USDA Report Highlights Waterways

The latest report on the importance of waterways released by the U.S. Department of Agriculture August 28, titled “Importance of Inland Waterways to U.S. Agriculture,” was welcomed by the Waterways Council Inc., as well as the National Grain and Feed Association and other farm groups.

The report—prepared by Informa Agribusiness Consulting for USDA’s Agricultural Marketing Service—sketches out the estimated consequences of three waterways infrastructure funding scenarios: “status quo,” increased investment or reduced investment.
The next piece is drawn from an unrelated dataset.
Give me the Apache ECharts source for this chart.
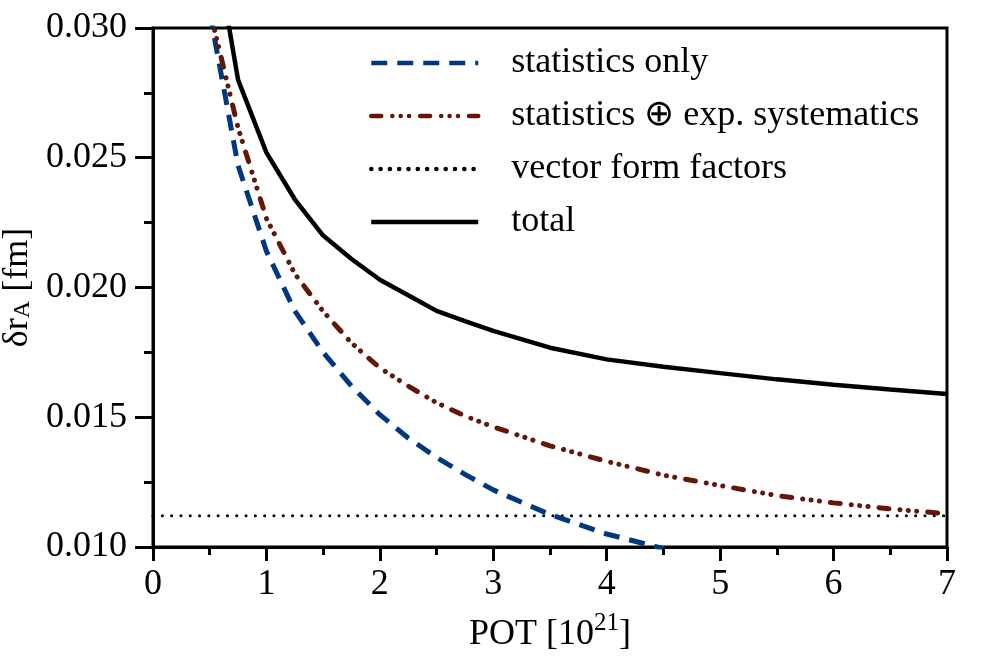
<!DOCTYPE html>
<html>
<head>
<meta charset="utf-8">
<script src="https://cdn.jsdelivr.net/npm/echarts@6/dist/echarts.min.js"></script>
<style>
  html, body { margin: 0; padding: 0; background: #fff; }
  #chart { width: 996px; height: 664px; }
</style>
</head>
<body>
<div id="chart"></div>
<script>
// POT in units of 10^21
var potValues = [0.5, 0.75, 1, 1.25, 1.5, 1.75, 2, 2.25, 2.5, 2.75, 3, 3.5, 4, 4.5, 5, 5.5, 6, 6.5, 7];
// statistics only (runs off the bottom near 4.4)
var statOnly = [0.0306, 0.0247, 0.0214, 0.0191, 0.0175, 0.0162, 0.0151, 0.0142, 0.01345, 0.0128, 0.0122, 0.01125, 0.0105, 0.00994];
// statistics + exp. systematics
var statSyst = [0.0307, 0.02615, 0.02266, 0.02053, 0.01908, 0.01786, 0.0169, 0.0162, 0.01556, 0.01505, 0.01463, 0.0139, 0.0133, 0.01277, 0.01237, 0.01198, 0.0117, 0.01147, 0.01128];
// vector form factors (flat)
var vectorX = [0, 7];
var vectorFF = [0.0112, 0.0112];
// total
var total = [0.0344, 0.0280, 0.0252, 0.0234, 0.0220, 0.0211, 0.0203, 0.0197, 0.0191, 0.0187, 0.01833, 0.01768, 0.01723, 0.01695, 0.0167, 0.01646, 0.01625, 0.01607, 0.0159];

var yTicks = [0.010, 0.015, 0.020, 0.025, 0.030];

function pairs(xs, ys) {
  return ys.map(function (y, i) { return [xs[i], y]; });
}

var serif = "Liberation Serif";
var chart = echarts.init(document.getElementById("chart"));

var option = {
  animation: false,
  backgroundColor: "#fff",
  textStyle: { fontFamily: serif, color: "#000" },
  grid: {
    left: 153, right: 49, top: 28, bottom: 117,
    outerBoundsMode: "none",
    containLabel: false,
    show: true, borderColor: "#000", borderWidth: 3, backgroundColor: "transparent"
  },
  legend: {
    orient: "vertical",
    left: 369,
    top: 45,
    padding: 0,
    itemWidth: 107,
    itemHeight: 16,
    itemGap: 17,
    itemStyle: { opacity: 0 },
    lineStyle: { width: 4.5 },
    textStyle: { fontFamily: serif, fontSize: 36, color: "#000", padding: [0, 0, 0, 28] },
    data: ["statistics only", "statistics \u2295 exp. systematics", "vector form factors", "total"]
  },
  xAxis: {
    type: "value",
    min: 0, max: 7, interval: 1,
    name: "POT [10{sup|21}]",
    nameLocation: "middle",
    nameGap: 64,
    nameTextStyle: {
      fontFamily: serif, fontSize: 36, color: "#000",
      rich: { sup: { fontFamily: serif, fontSize: 25, verticalAlign: "top", padding: [0, 0, 22, 0], color: "#000" } }
    },
    axisLine: { show: true, onZero: false, lineStyle: { color: "#000", width: 3 } },
    axisTick: { show: true, length: 14, lineStyle: { color: "#000", width: 3 } },
    minorTick: { show: true, splitNumber: 2, length: 8, lineStyle: { color: "#000", width: 3 } },
    splitLine: { show: false },
    axisLabel: { fontFamily: serif, fontSize: 36, color: "#000", margin: 20 }
  },
  yAxis: {
    type: "value",
    min: yTicks[0], max: yTicks[yTicks.length - 1], interval: 0.005,
    name: "\u03b4r{sub|A} [fm]",
    nameLocation: "middle",
    nameRotate: 90,
    nameGap: 113,
    nameTextStyle: {
      fontFamily: serif, fontSize: 36, color: "#000",
      rich: { sub: { fontFamily: serif, fontSize: 24, verticalAlign: "bottom", padding: [10, 0, 0, 0], color: "#000" } }
    },
    axisLine: { show: true, onZero: false, lineStyle: { color: "#000", width: 3 } },
    axisTick: { show: true, length: 18, lineStyle: { color: "#000", width: 3 } },
    minorTick: { show: true, splitNumber: 2, length: 9, lineStyle: { color: "#000", width: 3 } },
    splitLine: { show: false },
    axisLabel: {
      fontFamily: serif, fontSize: 36, color: "#000", margin: 26,
      formatter: function (v) { return v.toFixed(3); }
    }
  },
  series: [
    {
      name: "statistics only",
      type: "line",
      symbol: "none",
      data: pairs(potValues, statOnly),
      lineStyle: { color: "#00387f", width: 5, type: [16, 10] },
      itemStyle: { color: "#00387f" },
      z: 3
    },
    {
      name: "statistics \u2295 exp. systematics",
      type: "line",
      symbol: "none",
      data: pairs(potValues, statSyst),
      lineStyle: { color: "#641608", width: 5, cap: "round", type: [10, 11, 0.1, 8.3, 0.1, 8.3, 0.1, 11] },
      itemStyle: { color: "#641608" },
      z: 3
    },
    {
      name: "vector form factors",
      type: "line",
      symbol: "none",
      data: pairs(vectorX, vectorFF),
      lineStyle: { color: "#000", width: 3, cap: "round", type: [0.1, 9.2] },
      itemStyle: { color: "#000" },
      z: 2
    },
    {
      name: "total",
      type: "line",
      symbol: "none",
      data: pairs(potValues, total),
      lineStyle: { color: "#000", width: 4.5 },
      itemStyle: { color: "#000" },
      z: 4
    }
  ]
};

chart.setOption(option);
</script>
</body>
</html>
It yields some important data points:

• Every dollar of waterways activity output [i.e., spending] results in additional economic activity directly related to the waterways of $1.86.

• The U.S. currently has a $5.35 per metric ton transportation cost advantage over Brazil when shipping soybeans on the inland waterways system (using a route from Davenport, Iowa, to Shanghai as an example), but that advantage could slip if infrastructure spending is not stepped up.

• The study calculates that $6.3 billion in extra infrastructure investment could yield 77,000 more jobs, a 4 percent drop in landed costs for corn and soybeans, and an estimated $72 billion in benefits.

The report was released during a tour of McAlpine and Mel Price locks and dams by Secretary of Agriculture Sonny Perdue and Assistant Secretary of the Army for Civil Works R.D. James.

Waterways Council Inc. welcomed the report’s endorsement of the Navigation and Ecosystem Sustainability Program (NESP), which it has long championed and which has not received much attention in recent years. “We believe the study makes the case to expedite NESP, [which] would modernize five locks on the Upper Mississippi River and two on the Illinois Waterway to be ready to capitalize on predicted grain shipments, while at the same time improving the health of our marine ecosystems and habitats,” said WCI President and CEO Mike Toohey, who noted  pointedly,  “NESP is awaiting pre-construction engineering and design  funds to be ‘shovel-ready’ for these vital locks.”

The report, under preparation for a year, provides firm support for sensible funding proposals long supported by farmers and the navigation industry.

It is surely not a coincidence that it is being released during an election season, at a time when President Trump is anxious to show support for farmers who have been devastated not only by this year’s floods but even more so by the tariff wars with China, which he amped up in August with fresh tariff escalation threats.

While Congress has stepped up for the Corps in recent funding bills, even in a “normal” election season it’s hard to predict what will and won’t get done. In this season, it’s impossible.

Any member of Congress who wants to work across party lines to support waterways infrastructure, however, could do no better than to consult this report.